Brokenness… can come in the form of a lost job right before the holidays. A mother weeping over the loss of a child. A wife mourning her husband. A people attacked by their own leader. A years-long prayer, still unanswered. An illness unhealed. A loved one choosing a painful path. You choosing a painful path. Brokenness comes in different shapes and sizes, appears in different circumstances and lasts for different lengths of time, but everyone experiences it. No one is exempt.
You may remember, I was on the launch team for The Broken Way and have processed it over the last few months. Various situations seem to point me back to her words. As I read the news, and hear of the things that are breaking the hearts of those around me, I am reminded that what Ann has done is show how our Jesus meets and answers our brokenness, and how we are used in the process.
We are often so concerned about self-preservation that we often miss the blessing in being broken and given to others. She calls it to become “cruciform” “to let your life become shaped like a cross…to become more fully human…most fully like Christ.” You know, the Christ who left the comfort of heaven, and considered equality with God something not to be grasped, but humbled Himself. The One who knew He would be rejected, still choosing to die for the good for the rejecters. The One chose to die, because in His death He would bring life. Cruciform.

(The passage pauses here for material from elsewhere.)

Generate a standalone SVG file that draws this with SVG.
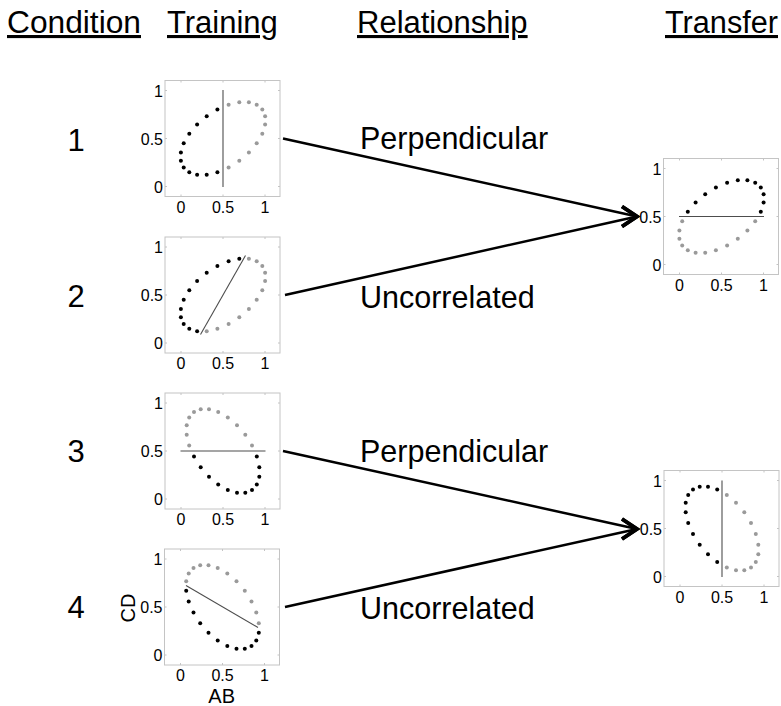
<svg xmlns="http://www.w3.org/2000/svg" xmlns:xlink="http://www.w3.org/1999/xlink" width="781" height="706" viewBox="0 0 781 706">
<style>
  text { font-family: "Liberation Sans", Arial, sans-serif; fill: #000; }
  .hdr { font-size: 31px; text-decoration: underline; }
  .num { font-size: 31px; text-anchor: middle; }
  .rel { font-size: 30.5px; }
  .ty { font-size: 16px; text-anchor: end; }
  .tx { font-size: 16px; text-anchor: middle; }
  .ax { font-size: 20px; text-anchor: middle; }
  .k { fill: #000; }
  .g { fill: #9a9a9a; }
  .split { stroke: #4d4d4d; stroke-width: 1.1; fill: none; }
  .conn { stroke: #000; stroke-width: 2.5; fill: none; marker-end: url(#chev); }
</style>
<defs>
  <marker id="chev" markerUnits="userSpaceOnUse" orient="0" viewBox="-20 -14 24 28" refX="0" refY="0" markerWidth="24" markerHeight="28">
    <path d="M-15,-10 L0,0 L-15,10" fill="none" stroke="#000" stroke-width="3.8" stroke-linejoin="miter"/>
  </marker>
  <g id="frame">
    <rect x="-58" y="-58" width="115" height="116" fill="#fff" stroke="#c4c4c4" stroke-width="1"/>
    <path d="M-42,58v-2M0,58v-2M42,58v-2M-42,-58v2M0,-58v2M42,-58v2M-58,-48h2M-58,0h2M-58,48h2M57,-48h-2M57,0h-2M57,48h-2" stroke="#c4c4c4" stroke-width="1"/>
  </g>
</defs>
<rect width="781" height="706" fill="#fff"/>

<g id="headers">
  <text class="hdr" x="7" y="33" textLength="134" lengthAdjust="spacingAndGlyphs">Condition</text>
  <text class="hdr" x="167" y="33">Training</text>
  <text class="hdr" x="357" y="33">Relationship</text>
  <text class="hdr" x="665" y="33" textLength="113" lengthAdjust="spacingAndGlyphs">Transfer</text>
</g>

<g id="conditions">
  <text class="num" x="76" y="151">1</text>
  <text class="num" x="76" y="307">2</text>
  <text class="num" x="76" y="462">3</text>
  <text class="num" x="76" y="618">4</text>
</g>

<g id="connectors">
  <line class="conn" x1="283" y1="138.5" x2="637" y2="216.5"/>
  <line class="conn" x1="285" y1="295" x2="637" y2="216.5"/>
  <line class="conn" x1="283" y1="451" x2="637" y2="529"/>
  <line class="conn" x1="285" y1="607" x2="637" y2="529"/>
</g>

<g id="relationships">
  <text class="rel" x="360" y="148.5">Perpendicular</text>
  <text class="rel" x="360" y="308">Uncorrelated</text>
  <text class="rel" x="360" y="461.5">Perpendicular</text>
  <text class="rel" x="360" y="619">Uncorrelated</text>
</g>

<!-- Training plot 1 -->
<g id="plot1" transform="translate(223,138.5)">
  <use xlink:href="#frame"/>
  <text class="ty" x="-60" y="-42">1</text><text class="ty" x="-60" y="6">0.5</text><text class="ty" x="-60" y="54">0</text>
  <text class="tx" x="-42" y="74">0</text><text class="tx" x="0" y="74">0.5</text><text class="tx" x="42" y="74">1</text>
  <line class="split" x1="0" y1="-48.5" x2="0" y2="48.5"/>
  <g class="g">
    <circle cx="42.1" cy="-22.2" r="2"/><circle cx="39.3" cy="-29" r="2"/><circle cx="33.7" cy="-33.7" r="2"/><circle cx="25.9" cy="-36.2" r="2"/><circle cx="16.3" cy="-36.2" r="2"/><circle cx="5.6" cy="-33.7" r="2"/>
    <circle cx="5.6" cy="29" r="2"/><circle cx="16.3" cy="22.2" r="2"/><circle cx="25.9" cy="14" r="2"/><circle cx="33.7" cy="4.8" r="2"/><circle cx="39.3" cy="-4.8" r="2"/><circle cx="42.1" cy="-14" r="2"/>
  </g>
  <g class="k">
    <circle cx="-5.6" cy="-29" r="2"/><circle cx="-16.3" cy="-22.2" r="2"/><circle cx="-25.9" cy="-14" r="2"/><circle cx="-33.7" cy="-4.8" r="2"/><circle cx="-39.3" cy="4.8" r="2"/><circle cx="-42.1" cy="14" r="2"/>
    <circle cx="-42.1" cy="22.2" r="2"/><circle cx="-39.3" cy="29" r="2"/><circle cx="-33.7" cy="33.7" r="2"/><circle cx="-25.9" cy="36.2" r="2"/><circle cx="-16.3" cy="36.2" r="2"/><circle cx="-5.6" cy="33.7" r="2"/>
  </g>
</g>

<!-- Training plot 2 -->
<g id="plot2" transform="translate(223,295)">
  <use xlink:href="#frame"/>
  <text class="ty" x="-60" y="-42">1</text><text class="ty" x="-60" y="6">0.5</text><text class="ty" x="-60" y="54">0</text>
  <text class="tx" x="-42" y="74">0</text><text class="tx" x="0" y="74">0.5</text><text class="tx" x="42" y="74">1</text>
  <line class="split" x1="-22.5" y1="39.5" x2="22.5" y2="-39.5"/>
  <g class="g">
    <circle cx="-16.3" cy="36.2" r="2"/><circle cx="-5.6" cy="33.7" r="2"/><circle cx="5.6" cy="29" r="2"/><circle cx="16.3" cy="22.2" r="2"/><circle cx="25.9" cy="14" r="2"/><circle cx="33.7" cy="4.8" r="2"/>
    <circle cx="39.3" cy="-4.8" r="2"/><circle cx="42.1" cy="-14" r="2"/><circle cx="42.1" cy="-22.2" r="2"/><circle cx="39.3" cy="-29" r="2"/><circle cx="33.7" cy="-33.7" r="2"/><circle cx="25.9" cy="-36.2" r="2"/>
  </g>
  <g class="k">
    <circle cx="16.3" cy="-36.2" r="2"/><circle cx="5.6" cy="-33.7" r="2"/><circle cx="-5.6" cy="-29" r="2"/><circle cx="-16.3" cy="-22.2" r="2"/><circle cx="-25.9" cy="-14" r="2"/><circle cx="-33.7" cy="-4.8" r="2"/>
    <circle cx="-39.3" cy="4.8" r="2"/><circle cx="-42.1" cy="14" r="2"/><circle cx="-42.1" cy="22.2" r="2"/><circle cx="-39.3" cy="29" r="2"/><circle cx="-33.7" cy="33.7" r="2"/><circle cx="-25.9" cy="36.2" r="2"/>
  </g>
</g>

<!-- Training plot 3 -->
<g id="plot3" transform="translate(223,451)">
  <use xlink:href="#frame"/>
  <text class="ty" x="-60" y="-42">1</text><text class="ty" x="-60" y="6">0.5</text><text class="ty" x="-60" y="54">0</text>
  <text class="tx" x="-42" y="74">0</text><text class="tx" x="0" y="74">0.5</text><text class="tx" x="42" y="74">1</text>
  <line class="split" x1="-42.5" y1="0" x2="42.5" y2="0"/>
  <g class="g">
    <circle cx="29" cy="-5.5" r="2"/><circle cx="22.3" cy="-16.2" r="2"/><circle cx="14" cy="-25.7" r="2"/><circle cx="4.8" cy="-33.5" r="2"/><circle cx="-4.8" cy="-39" r="2"/><circle cx="-14" cy="-41.8" r="2"/>
    <circle cx="-22.3" cy="-41.8" r="2"/><circle cx="-29" cy="-39" r="2"/><circle cx="-33.8" cy="-33.5" r="2"/><circle cx="-36.3" cy="-25.7" r="2"/><circle cx="-36.3" cy="-16.2" r="2"/><circle cx="-33.8" cy="-5.5" r="2"/>
  </g>
  <g class="k">
    <circle cx="-29" cy="5.5" r="2"/><circle cx="-22.3" cy="16.2" r="2"/><circle cx="-14" cy="25.7" r="2"/><circle cx="-4.8" cy="33.5" r="2"/><circle cx="4.8" cy="39" r="2"/><circle cx="14" cy="41.8" r="2"/>
    <circle cx="22.3" cy="41.8" r="2"/><circle cx="29" cy="39" r="2"/><circle cx="33.8" cy="33.5" r="2"/><circle cx="36.3" cy="25.7" r="2"/><circle cx="36.3" cy="16.2" r="2"/><circle cx="33.8" cy="5.5" r="2"/>
  </g>
</g>

<!-- Training plot 4 -->
<g id="plot4" transform="translate(222.5,607)">
  <use xlink:href="#frame"/>
  <text class="ty" x="-60" y="-42">1</text><text class="ty" x="-60" y="6">0.5</text><text class="ty" x="-60" y="54">0</text>
  <text class="tx" x="-42" y="74">0</text><text class="tx" x="0" y="74">0.5</text><text class="tx" x="42" y="74">1</text>
  <line class="split" x1="-36.5" y1="-21.5" x2="35.5" y2="20.5"/>
  <g class="g">
    <circle cx="36.3" cy="16.2" r="2"/><circle cx="33.8" cy="5.5" r="2"/><circle cx="29" cy="-5.5" r="2"/><circle cx="22.3" cy="-16.2" r="2"/><circle cx="14" cy="-25.7" r="2"/><circle cx="4.8" cy="-33.5" r="2"/>
    <circle cx="-4.8" cy="-39" r="2"/><circle cx="-14" cy="-41.8" r="2"/><circle cx="-22.3" cy="-41.8" r="2"/><circle cx="-29" cy="-39" r="2"/><circle cx="-33.8" cy="-33.5" r="2"/><circle cx="-36.3" cy="-25.7" r="2"/>
  </g>
  <g class="k">
    <circle cx="-36.3" cy="-16.2" r="2"/><circle cx="-33.8" cy="-5.5" r="2"/><circle cx="-29" cy="5.5" r="2"/><circle cx="-22.3" cy="16.2" r="2"/><circle cx="-14" cy="25.7" r="2"/><circle cx="-4.8" cy="33.5" r="2"/>
    <circle cx="4.8" cy="39" r="2"/><circle cx="14" cy="41.8" r="2"/><circle cx="22.3" cy="41.8" r="2"/><circle cx="29" cy="39" r="2"/><circle cx="33.8" cy="33.5" r="2"/><circle cx="36.3" cy="25.7" r="2"/>
  </g>
  <text class="ax" transform="translate(-87.8,1) rotate(-90)">CD</text>
  <text class="ax" x="-0.8" y="95.5">AB</text>
</g>

<!-- Transfer plot 1 -->
<g id="transfer1" transform="translate(721.5,216.5)">
  <use xlink:href="#frame"/>
  <text class="ty" x="-60" y="-42">1</text><text class="ty" x="-60" y="6">0.5</text><text class="ty" x="-60" y="54">0</text>
  <text class="tx" x="-42" y="74">0</text><text class="tx" x="0" y="74">0.5</text><text class="tx" x="42" y="74">1</text>
  <line class="split" x1="-42.5" y1="0" x2="42.5" y2="0"/>
  <g class="k">
    <circle cx="39.3" cy="-4.8" r="2"/><circle cx="42.1" cy="-14" r="2"/><circle cx="42.1" cy="-22.2" r="2"/><circle cx="39.3" cy="-29" r="2"/><circle cx="33.7" cy="-33.7" r="2"/><circle cx="25.9" cy="-36.2" r="2"/>
    <circle cx="16.3" cy="-36.2" r="2"/><circle cx="5.6" cy="-33.7" r="2"/><circle cx="-5.6" cy="-29" r="2"/><circle cx="-16.3" cy="-22.2" r="2"/><circle cx="-25.9" cy="-14" r="2"/><circle cx="-33.7" cy="-4.8" r="2"/>
  </g>
  <g class="g">
    <circle cx="-39.3" cy="4.8" r="2"/><circle cx="-42.1" cy="14" r="2"/><circle cx="-42.1" cy="22.2" r="2"/><circle cx="-39.3" cy="29" r="2"/><circle cx="-33.7" cy="33.7" r="2"/><circle cx="-25.9" cy="36.2" r="2"/>
    <circle cx="-16.3" cy="36.2" r="2"/><circle cx="-5.6" cy="33.7" r="2"/><circle cx="5.6" cy="29" r="2"/><circle cx="16.3" cy="22.2" r="2"/><circle cx="25.9" cy="14" r="2"/><circle cx="33.7" cy="4.8" r="2"/>
  </g>
</g>

<!-- Transfer plot 2 -->
<g id="transfer2" transform="translate(722,528.5)">
  <use xlink:href="#frame"/>
  <text class="ty" x="-60" y="-42">1</text><text class="ty" x="-60" y="6">0.5</text><text class="ty" x="-60" y="54">0</text>
  <text class="tx" x="-42" y="74">0</text><text class="tx" x="0" y="74">0.5</text><text class="tx" x="42" y="74">1</text>
  <line class="split" x1="0" y1="-48" x2="0" y2="48.5"/>
  <g class="g">
    <circle cx="36.3" cy="16.2" r="2"/><circle cx="33.8" cy="5.5" r="2"/><circle cx="29" cy="-5.5" r="2"/><circle cx="22.3" cy="-16.2" r="2"/><circle cx="14" cy="-25.7" r="2"/><circle cx="4.8" cy="-33.5" r="2"/>
    <circle cx="4.8" cy="39" r="2"/><circle cx="14" cy="41.8" r="2"/><circle cx="22.3" cy="41.8" r="2"/><circle cx="29" cy="39" r="2"/><circle cx="33.8" cy="33.5" r="2"/><circle cx="36.3" cy="25.7" r="2"/>
  </g>
  <g class="k">
    <circle cx="-4.8" cy="-39" r="2"/><circle cx="-14" cy="-41.8" r="2"/><circle cx="-22.3" cy="-41.8" r="2"/><circle cx="-29" cy="-39" r="2"/><circle cx="-33.8" cy="-33.5" r="2"/><circle cx="-36.3" cy="-25.7" r="2"/>
    <circle cx="-36.3" cy="-16.2" r="2"/><circle cx="-33.8" cy="-5.5" r="2"/><circle cx="-29" cy="5.5" r="2"/><circle cx="-22.3" cy="16.2" r="2"/><circle cx="-14" cy="25.7" r="2"/><circle cx="-4.8" cy="33.5" r="2"/>
  </g>
</g>
</svg>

“Unless a grain of wheat falls into the earth and dies, it remains alone; but if it dies, it bears much fruit.”
Ironically, it is the death that allows for communion, for fellowship – koinonia – to stand side by side with another. I remember that it was in one of the darkest seasons of my life, when I chose not to hide behind fake smiles, and rote platitudes, and decided to be “real” in the struggle, that I experienced some of the most life-giving relationships. It is also because of that time that I am able to encourage others who find themselves in similar straits. Giving up one thing – be it pride, privacy, comfort, material things – somehow seems to make room for others. I cannot explain it, nor do I understand it.
Have you noticed how givers seem to be much more content than hoarders? Have you met those who give the little they have without worrying about whether they will lack? Have you examined their relationships? Both the depth and the breadth?
Who are people often drawn to? The authentic ones, the honest ones, the ones who give of themselves – their time, space, energy, honesty, their hearts.
Those who give their lives for the good to of others- not out of obligation, or because they are forced, guilted or bullied into it, but because it is who they are, because they love others.
They choose to Be the Gift.
These days seem to lend themselves to more and more brokenness. And many of us, seem to be scrambling more and more to preserve what little semblance of comfort we think we can create in order to avoid it.
Let me help you – we can’t avoid it. Brokenness will come. Either you will be broken, or someone you know will be.
It’s because this world is broken – from your home, to the one next door, the community in which you live, to the one up the street, Any State, USA to Aleppo. Broken.
But, God gives His followers a unique opportunity in the midst of the brokenness to experience communion – with Him as we join what He is doing – with others as we help bear their burden (because one day they may be the ones to help bear ours).
We can be the gift – in immediate ways such as leaving dollars near the toy section at the dollar store (as Ann shares in her book), to buying a meal for the person behind you in line, to giving a coat to a child, to sitting with a friend who is in a hard space, or being a voice for those whose voices are silenced. Or in ways that require planning – giving to an organization, taking a trip to help those in need, moving to an area that need the hands and feet of Jesus. Opportunities abound.
So as we approach Christmas, let me encourage you to consider that perhaps what is more important than buying the right gift, is to “Be the Gift.”
For many, this time of year is tremendously difficult (I know, I have been there). If you are currently in a season of brokenness, please run to the One who knows what it means to be fully broken. He knows. What do you do with your one broken heart? Ask Him to provide ways you can somehow bring life to others in the midst of whatever type of death you are experiencing.
For those who are not in a season of brokenness. Give God thanks for the reprieve. And ask for ways to leverage your current state for the healing and life of others.
May God’s grace be with you.
*as part of the launch team, I was given a copy of the book for review.